6. The output now looks something like, and is now ready to print using
print.sh (which merely supplies the right troff argument magic):
.L "4.3BSD System Index"
.L "special characters and numbers"
.X "#define"
cc(1)\*(tx2, f77(1)\*(tx1, \s-1PS1\s0:1\*(tx26, \s-1PS1\s0:2\*(tx5, \s-1PS1\s0:18\*(tx8, \s-1SMM\s0:19\*(tx26
.X "#else"
\s-1PS1\s0:1\*(tx27
.X "#endif"
\s-1PS1\s0:1\*(tx27
.X "#if"
\s-1PS1\s0:1\*(tx27 
.X "#if !defined"
\s-1PS1\s0:1\*(tx27
.X "#ifdef"
ctags(1), \s-1PS1\s0:1\*(tx27 
.X "#ifdefs, removing"
unifdef(1)
.X "#ifndef"
\s-1PS1\s0:1\*(tx27
.X "#include"
f77(1)\*(tx1, \s-1PS1\s0:1\*(tx27, \s-1PS1\s0:4\*(tx40 
.X "#include files"
hier(7)\*(tx4 
.X "#include path"
cc(1)\*(tx2
.X "#line"
\s-1PS1\s0:1\*(tx28
.X "#undef"
\s-1PS1\s0:1\*(tx26

B. The future.
1. The index terms need to be inserted back into the troff sources
for the documents. The current scheme is to use a macro which outputs
the index term and the current output byte count and page offset (output to a 
separate file descriptor).

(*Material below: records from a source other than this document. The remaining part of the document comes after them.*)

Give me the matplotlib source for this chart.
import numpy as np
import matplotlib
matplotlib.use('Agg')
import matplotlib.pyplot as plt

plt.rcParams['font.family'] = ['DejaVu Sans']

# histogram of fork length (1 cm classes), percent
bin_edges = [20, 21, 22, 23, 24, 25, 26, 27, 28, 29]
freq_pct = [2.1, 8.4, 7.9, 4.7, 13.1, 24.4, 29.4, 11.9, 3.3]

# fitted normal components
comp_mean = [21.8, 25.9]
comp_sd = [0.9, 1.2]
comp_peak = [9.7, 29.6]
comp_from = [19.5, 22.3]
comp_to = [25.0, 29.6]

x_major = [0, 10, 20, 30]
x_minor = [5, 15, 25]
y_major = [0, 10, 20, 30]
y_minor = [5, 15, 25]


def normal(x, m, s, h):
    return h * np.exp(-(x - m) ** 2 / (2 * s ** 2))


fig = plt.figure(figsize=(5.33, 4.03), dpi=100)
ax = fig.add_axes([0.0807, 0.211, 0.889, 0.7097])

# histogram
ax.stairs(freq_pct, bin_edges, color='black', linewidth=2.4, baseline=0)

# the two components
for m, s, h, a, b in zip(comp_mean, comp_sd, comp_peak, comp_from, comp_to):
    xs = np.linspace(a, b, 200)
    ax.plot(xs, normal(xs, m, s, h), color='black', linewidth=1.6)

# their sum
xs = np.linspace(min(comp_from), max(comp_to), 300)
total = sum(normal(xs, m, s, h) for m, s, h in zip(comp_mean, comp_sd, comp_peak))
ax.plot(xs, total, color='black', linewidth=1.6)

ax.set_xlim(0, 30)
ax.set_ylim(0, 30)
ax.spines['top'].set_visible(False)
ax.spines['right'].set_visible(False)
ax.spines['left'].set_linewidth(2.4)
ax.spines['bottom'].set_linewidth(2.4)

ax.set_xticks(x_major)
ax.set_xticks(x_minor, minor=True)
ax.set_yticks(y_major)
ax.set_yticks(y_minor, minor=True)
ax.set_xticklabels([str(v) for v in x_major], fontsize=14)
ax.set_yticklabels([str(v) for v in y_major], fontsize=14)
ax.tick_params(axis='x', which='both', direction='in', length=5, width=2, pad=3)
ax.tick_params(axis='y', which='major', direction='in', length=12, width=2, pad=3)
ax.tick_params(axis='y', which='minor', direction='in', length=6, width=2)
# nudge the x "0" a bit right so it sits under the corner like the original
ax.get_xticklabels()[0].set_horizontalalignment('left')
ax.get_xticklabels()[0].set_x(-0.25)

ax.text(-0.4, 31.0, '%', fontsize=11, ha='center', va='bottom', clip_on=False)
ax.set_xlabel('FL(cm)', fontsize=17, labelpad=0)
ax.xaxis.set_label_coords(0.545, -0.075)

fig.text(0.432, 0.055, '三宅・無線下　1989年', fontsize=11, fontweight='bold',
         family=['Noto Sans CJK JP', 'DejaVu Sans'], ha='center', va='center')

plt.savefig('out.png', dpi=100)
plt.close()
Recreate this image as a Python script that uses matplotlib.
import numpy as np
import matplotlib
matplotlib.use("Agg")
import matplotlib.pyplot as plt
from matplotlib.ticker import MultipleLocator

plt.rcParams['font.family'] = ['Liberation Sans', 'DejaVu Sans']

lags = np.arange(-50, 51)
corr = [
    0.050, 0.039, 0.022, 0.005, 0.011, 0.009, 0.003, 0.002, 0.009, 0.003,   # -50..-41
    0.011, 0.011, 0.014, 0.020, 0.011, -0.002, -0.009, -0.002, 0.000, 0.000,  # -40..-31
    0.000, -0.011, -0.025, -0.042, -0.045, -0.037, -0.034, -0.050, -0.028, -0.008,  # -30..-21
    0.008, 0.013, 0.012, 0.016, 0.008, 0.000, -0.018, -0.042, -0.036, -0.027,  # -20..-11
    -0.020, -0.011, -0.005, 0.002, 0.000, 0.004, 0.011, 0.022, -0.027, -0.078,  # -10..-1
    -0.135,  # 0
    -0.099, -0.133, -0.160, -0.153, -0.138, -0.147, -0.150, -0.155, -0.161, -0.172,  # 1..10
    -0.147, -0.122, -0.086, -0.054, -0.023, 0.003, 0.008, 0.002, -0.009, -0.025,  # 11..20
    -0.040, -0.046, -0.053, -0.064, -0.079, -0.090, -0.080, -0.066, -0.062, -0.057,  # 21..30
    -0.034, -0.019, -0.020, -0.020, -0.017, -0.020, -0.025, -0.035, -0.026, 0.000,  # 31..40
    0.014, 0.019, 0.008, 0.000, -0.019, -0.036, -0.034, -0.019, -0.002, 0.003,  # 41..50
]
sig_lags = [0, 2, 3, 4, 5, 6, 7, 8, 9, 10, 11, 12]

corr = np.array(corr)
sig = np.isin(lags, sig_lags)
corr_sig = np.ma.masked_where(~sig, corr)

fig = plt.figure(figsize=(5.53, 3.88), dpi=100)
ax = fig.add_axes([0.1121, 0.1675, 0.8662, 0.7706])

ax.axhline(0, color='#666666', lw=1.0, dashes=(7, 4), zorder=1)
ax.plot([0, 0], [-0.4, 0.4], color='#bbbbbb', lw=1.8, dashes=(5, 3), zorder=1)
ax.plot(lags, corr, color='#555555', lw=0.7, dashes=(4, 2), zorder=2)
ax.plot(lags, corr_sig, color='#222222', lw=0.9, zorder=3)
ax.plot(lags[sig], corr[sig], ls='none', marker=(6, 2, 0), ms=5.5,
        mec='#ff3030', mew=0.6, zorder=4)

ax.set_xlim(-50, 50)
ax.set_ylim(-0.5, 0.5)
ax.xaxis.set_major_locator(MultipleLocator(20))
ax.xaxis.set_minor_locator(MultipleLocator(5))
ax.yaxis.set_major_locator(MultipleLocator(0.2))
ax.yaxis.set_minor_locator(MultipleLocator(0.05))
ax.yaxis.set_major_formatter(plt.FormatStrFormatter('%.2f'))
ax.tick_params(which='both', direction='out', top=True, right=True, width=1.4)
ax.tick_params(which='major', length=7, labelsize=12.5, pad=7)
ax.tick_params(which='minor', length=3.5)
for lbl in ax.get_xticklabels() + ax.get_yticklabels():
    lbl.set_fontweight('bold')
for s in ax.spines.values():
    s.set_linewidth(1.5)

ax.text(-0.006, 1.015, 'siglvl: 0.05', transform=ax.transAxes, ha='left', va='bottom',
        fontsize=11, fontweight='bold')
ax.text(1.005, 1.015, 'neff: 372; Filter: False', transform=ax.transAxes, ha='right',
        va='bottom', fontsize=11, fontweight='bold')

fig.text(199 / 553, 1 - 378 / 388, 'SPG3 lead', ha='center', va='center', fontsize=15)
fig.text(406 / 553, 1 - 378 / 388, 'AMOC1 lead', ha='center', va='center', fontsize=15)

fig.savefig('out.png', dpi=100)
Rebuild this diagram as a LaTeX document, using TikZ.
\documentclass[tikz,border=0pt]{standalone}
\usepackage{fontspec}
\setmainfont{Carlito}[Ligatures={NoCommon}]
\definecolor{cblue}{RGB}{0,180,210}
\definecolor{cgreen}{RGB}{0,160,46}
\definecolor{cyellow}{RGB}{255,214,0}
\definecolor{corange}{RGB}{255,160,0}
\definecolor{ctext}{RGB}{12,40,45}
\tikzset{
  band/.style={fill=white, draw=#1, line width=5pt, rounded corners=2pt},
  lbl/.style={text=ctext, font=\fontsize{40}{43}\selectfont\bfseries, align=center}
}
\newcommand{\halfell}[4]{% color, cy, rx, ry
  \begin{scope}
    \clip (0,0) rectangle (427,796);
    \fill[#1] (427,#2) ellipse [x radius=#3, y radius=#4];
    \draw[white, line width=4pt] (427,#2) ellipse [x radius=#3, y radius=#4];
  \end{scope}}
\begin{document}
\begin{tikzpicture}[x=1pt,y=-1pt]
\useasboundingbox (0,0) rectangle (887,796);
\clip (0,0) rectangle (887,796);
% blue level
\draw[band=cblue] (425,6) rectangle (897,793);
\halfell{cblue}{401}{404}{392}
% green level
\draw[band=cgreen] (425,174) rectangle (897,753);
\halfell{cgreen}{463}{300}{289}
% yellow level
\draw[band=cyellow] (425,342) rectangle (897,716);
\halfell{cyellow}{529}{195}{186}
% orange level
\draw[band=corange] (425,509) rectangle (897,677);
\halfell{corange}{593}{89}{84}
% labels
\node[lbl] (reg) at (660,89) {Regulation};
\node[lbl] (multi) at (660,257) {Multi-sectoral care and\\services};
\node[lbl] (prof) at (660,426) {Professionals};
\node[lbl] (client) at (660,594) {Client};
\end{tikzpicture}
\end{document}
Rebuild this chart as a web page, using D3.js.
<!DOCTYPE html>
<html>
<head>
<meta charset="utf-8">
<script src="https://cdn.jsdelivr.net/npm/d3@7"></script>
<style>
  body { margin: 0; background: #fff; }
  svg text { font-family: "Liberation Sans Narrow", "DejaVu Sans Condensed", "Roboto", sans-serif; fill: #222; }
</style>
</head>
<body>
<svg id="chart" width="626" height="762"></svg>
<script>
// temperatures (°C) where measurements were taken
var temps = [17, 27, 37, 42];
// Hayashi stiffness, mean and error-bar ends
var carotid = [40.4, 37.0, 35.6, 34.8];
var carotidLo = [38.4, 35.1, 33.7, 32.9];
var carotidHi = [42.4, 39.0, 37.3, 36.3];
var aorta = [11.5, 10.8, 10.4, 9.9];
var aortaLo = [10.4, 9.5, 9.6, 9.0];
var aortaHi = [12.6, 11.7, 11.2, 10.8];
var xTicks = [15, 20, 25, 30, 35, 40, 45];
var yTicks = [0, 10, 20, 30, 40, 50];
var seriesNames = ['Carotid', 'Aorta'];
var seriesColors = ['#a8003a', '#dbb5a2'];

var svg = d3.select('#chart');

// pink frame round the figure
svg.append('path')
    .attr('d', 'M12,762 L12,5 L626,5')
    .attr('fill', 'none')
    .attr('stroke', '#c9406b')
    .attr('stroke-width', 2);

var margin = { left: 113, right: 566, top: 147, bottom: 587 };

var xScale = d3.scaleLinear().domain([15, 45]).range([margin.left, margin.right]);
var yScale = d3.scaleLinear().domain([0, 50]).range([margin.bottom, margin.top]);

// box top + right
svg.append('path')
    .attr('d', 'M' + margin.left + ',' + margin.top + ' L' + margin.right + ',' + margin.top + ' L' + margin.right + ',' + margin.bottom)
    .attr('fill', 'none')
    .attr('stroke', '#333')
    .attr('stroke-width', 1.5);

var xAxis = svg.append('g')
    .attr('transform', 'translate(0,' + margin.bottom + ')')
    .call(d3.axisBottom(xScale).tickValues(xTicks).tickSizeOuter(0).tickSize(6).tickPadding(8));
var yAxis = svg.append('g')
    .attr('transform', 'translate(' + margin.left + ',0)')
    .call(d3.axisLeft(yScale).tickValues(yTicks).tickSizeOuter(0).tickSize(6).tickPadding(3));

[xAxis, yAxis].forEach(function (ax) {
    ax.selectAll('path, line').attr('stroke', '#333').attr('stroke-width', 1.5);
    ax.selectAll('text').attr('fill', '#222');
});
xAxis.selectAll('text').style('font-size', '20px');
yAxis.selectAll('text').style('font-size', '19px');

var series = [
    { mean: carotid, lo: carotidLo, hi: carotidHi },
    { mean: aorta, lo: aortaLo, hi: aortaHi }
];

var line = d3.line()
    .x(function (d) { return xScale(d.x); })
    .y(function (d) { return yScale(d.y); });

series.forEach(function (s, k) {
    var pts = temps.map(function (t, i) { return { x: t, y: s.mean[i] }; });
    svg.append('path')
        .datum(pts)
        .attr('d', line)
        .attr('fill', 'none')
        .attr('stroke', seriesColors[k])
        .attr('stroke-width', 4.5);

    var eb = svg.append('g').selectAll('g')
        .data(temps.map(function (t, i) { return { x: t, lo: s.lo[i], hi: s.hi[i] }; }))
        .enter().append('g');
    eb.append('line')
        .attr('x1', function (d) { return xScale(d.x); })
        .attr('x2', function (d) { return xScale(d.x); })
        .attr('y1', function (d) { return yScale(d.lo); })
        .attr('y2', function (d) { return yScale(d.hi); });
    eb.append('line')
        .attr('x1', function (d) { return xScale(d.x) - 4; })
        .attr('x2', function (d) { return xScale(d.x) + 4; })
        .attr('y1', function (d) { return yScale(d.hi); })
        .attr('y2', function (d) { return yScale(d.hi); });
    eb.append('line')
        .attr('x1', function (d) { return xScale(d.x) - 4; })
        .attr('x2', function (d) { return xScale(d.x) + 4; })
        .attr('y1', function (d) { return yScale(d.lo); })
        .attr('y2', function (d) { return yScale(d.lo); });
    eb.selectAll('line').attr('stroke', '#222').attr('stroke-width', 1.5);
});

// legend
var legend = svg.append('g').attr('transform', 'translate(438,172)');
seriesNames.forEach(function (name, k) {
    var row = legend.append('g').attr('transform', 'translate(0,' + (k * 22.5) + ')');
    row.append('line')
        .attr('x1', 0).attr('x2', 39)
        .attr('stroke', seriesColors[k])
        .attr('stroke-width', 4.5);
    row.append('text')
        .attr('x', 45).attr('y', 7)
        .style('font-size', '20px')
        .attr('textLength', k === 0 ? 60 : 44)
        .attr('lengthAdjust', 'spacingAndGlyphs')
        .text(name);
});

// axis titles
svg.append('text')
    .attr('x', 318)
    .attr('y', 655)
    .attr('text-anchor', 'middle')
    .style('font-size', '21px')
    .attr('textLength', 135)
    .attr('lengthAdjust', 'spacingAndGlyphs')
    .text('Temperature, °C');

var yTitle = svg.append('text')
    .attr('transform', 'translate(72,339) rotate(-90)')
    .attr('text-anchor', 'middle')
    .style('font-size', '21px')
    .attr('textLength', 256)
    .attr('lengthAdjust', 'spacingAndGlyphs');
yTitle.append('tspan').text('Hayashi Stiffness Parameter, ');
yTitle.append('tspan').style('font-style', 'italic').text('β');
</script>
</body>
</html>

This will enable documents to evolve without
losing the indexing work.

2. An index of page numbers and byte offsets in troff -a needs to be
made.  This can be used for fast access to individual pages of the 
formatted documents for browsing.

3.  A browser needs to be written to take advantage of the possible views
of documents.

At least these views should be accomodated:
- index view
- table of contents view
- apropos view

What is a view?  It's an editable (at least searchable and scrollable) list
of index terms (and how it's organized is a matter of taste and religion)
and a list of pointers to places in documents.  The browser needs to
understand only the pointers, not how the index is organized.

Other requirements:
The browser should keep a list of places in the index where the user has
been, as well as a list of places documents.  It should be easy to return
to places been to recently.

The browser should run on bitmap displays with full function, and on
curses-supporting asynch terminals with reduced function.